Anna Karenina: Foreshadowing Throughout life there are situations which arise that seem to have been hinted earlier. You might not have noticed the hint when it first appeared, but suddenly at one point it finally dawns on you. The same goes for the literary aspect of foreshadowing. The novel Anna Karenina by Leo Tolstoy has many instances where the situations are similar to the one described above. The following paragraphs will present the foreshadowing that is included in this novel. When Anna Karenina is met by her brother Oblonsky at the train station, a scene arises that clues into a valuable part of the story.
She had just met Vronsky and as Anna and Oblonsky were leaving, a train personnel was hit by the train. Anna burst into tears and exclaims that it is a bad omen. Her brother calms her down but it is clearly evident that this part of the story gives an inclination to the mess Anna ends up being entangled in. Late one evening, the doorbell rings and Oblonsky goes and greets the visitor.
As Anna is walking to her bedroom, she glances over to see who had called at such a late hour. She immediately recognizes it to be Vronsky and she feels 'a strange feeling of pleasure mixed with a feeling of vague apprehension suddenly stirred in her heart.' (page 90) This tells of what may be the conflict in the plot. The day after the great ball Anna announces that she must leave. Dolly expresses her gratitude toward everything Anna has done to help her in her time of crisis. She tells Anna that she does not know of a person with a greater heart. Anna tells her that Kitty was depressed because Vronsky spent the evening with her.

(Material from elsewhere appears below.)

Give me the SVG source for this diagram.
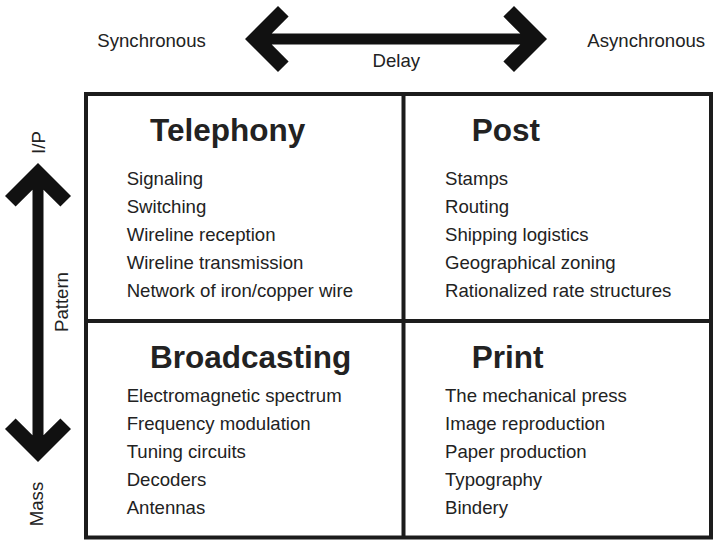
<svg xmlns="http://www.w3.org/2000/svg" width="714" height="541" viewBox="0 0 714 541">
<style>
  text { font-family: "Liberation Sans", Arial, Helvetica, sans-serif; fill: #222; }
  .lbl { font-size: 18.6px; }
  .title { font-size: 31.5px; font-weight: bold; }
  .frame { fill: none; stroke: #1c1c1c; stroke-width: 4; }
  .arrow { fill: #111; }
</style>
<rect width="714" height="541" fill="#fff"/>
<g id="axes">
  <polygon class="arrow" points="245,39 278,6 288.6,16.6 271.7,33.5 520.3,33.5 503.4,16.6 514,6 547,39 514,72 503.4,61.4 520.3,44.5 271.7,44.5 288.6,61.4 278,72"/>
  <polygon class="arrow" points="38,163 71,196 60.4,206.6 43.5,189.7 43.5,435.3 60.4,418.4 71,429 38,462 5,429 15.6,418.4 32.5,435.3 32.5,189.7 15.6,206.6 5,196"/>
  <text class="lbl" x="97.3" y="46.7">Synchronous</text>
  <text class="lbl" x="587.3" y="46.7">Asynchronous</text>
  <text class="lbl" x="396.3" y="66.7" text-anchor="middle">Delay</text>
  <text class="lbl" x="44.5" y="142.5" text-anchor="middle" transform="rotate(-90 44.5 142.5)">I/P</text>
  <text class="lbl" x="68" y="302" text-anchor="middle" transform="rotate(-90 68 302)">Pattern</text>
  <text class="lbl" x="43" y="504" text-anchor="middle" transform="rotate(-90 43 504)">Mass</text>
</g>
<g id="grid">
  <rect class="frame" x="86" y="94" width="625" height="443.5"/>
  <line class="frame" x1="403.5" y1="94" x2="403.5" y2="537.5"/>
  <line class="frame" x1="86" y1="321" x2="711" y2="321"/>
</g>
<g id="telephony">
  <text class="title" x="150" y="141">Telephony</text>
  <text class="lbl" x="126.7" y="185">Signaling</text>
  <text class="lbl" x="126.7" y="213">Switching</text>
  <text class="lbl" x="126.7" y="241">Wireline reception</text>
  <text class="lbl" x="126.7" y="269">Wireline transmission</text>
  <text class="lbl" x="126.7" y="297">Network of iron/copper wire</text>
</g>
<g id="post">
  <text class="title" x="471.7" y="141">Post</text>
  <text class="lbl" x="445" y="185">Stamps</text>
  <text class="lbl" x="445" y="213">Routing</text>
  <text class="lbl" x="445" y="241">Shipping logistics</text>
  <text class="lbl" x="445" y="269">Geographical zoning</text>
  <text class="lbl" x="445" y="297">Rationalized rate structures</text>
</g>
<g id="broadcasting">
  <text class="title" x="150" y="367.5">Broadcasting</text>
  <text class="lbl" x="126.7" y="402">Electromagnetic spectrum</text>
  <text class="lbl" x="126.7" y="430">Frequency modulation</text>
  <text class="lbl" x="126.7" y="458">Tuning circuits</text>
  <text class="lbl" x="126.7" y="486">Decoders</text>
  <text class="lbl" x="126.7" y="514">Antennas</text>
</g>
<g id="print">
  <text class="title" x="471.7" y="367.5">Print</text>
  <text class="lbl" x="445" y="402">The mechanical press</text>
  <text class="lbl" x="445" y="430">Image reproduction</text>
  <text class="lbl" x="445" y="458">Paper production</text>
  <text class="lbl" x="445" y="486">Typography</text>
  <text class="lbl" x="445" y="514">Bindery</text>
</g>
</svg>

She exclaims that it wasn't her fault. Dolly remarks that Anna sounds exactly like Stiva. Anna appears to be offended and says that she is nothing like Stiva. In the end she ends acting similar to Stiva.
Kitty was quite depressed and Dolly knew what was troubling her. She went to visit Kitty and told her that she was going through what all women go through at one point in their life. Kitty told her that she was very unhappy and expressed great sadness when Dolly mentioned Levin. Dolly then realized that Kitty was really sad because she had refused Levin's proposal and now that Vronsky had left her she was 'now ready to devote her love to Levin'. (Page 138) Clearly depicted in them paragraphs above, foreshadowing is present in many key parts of the novel Anna Karenina by Leo Tolstoy. Perhaps this is Tolstoy's way of telling readers to identify this element more often.
Or maybe he wants us to observe life in this literary view. Novels cited: Anna Karenina by Leo Tolstoy. Pages 90, 138.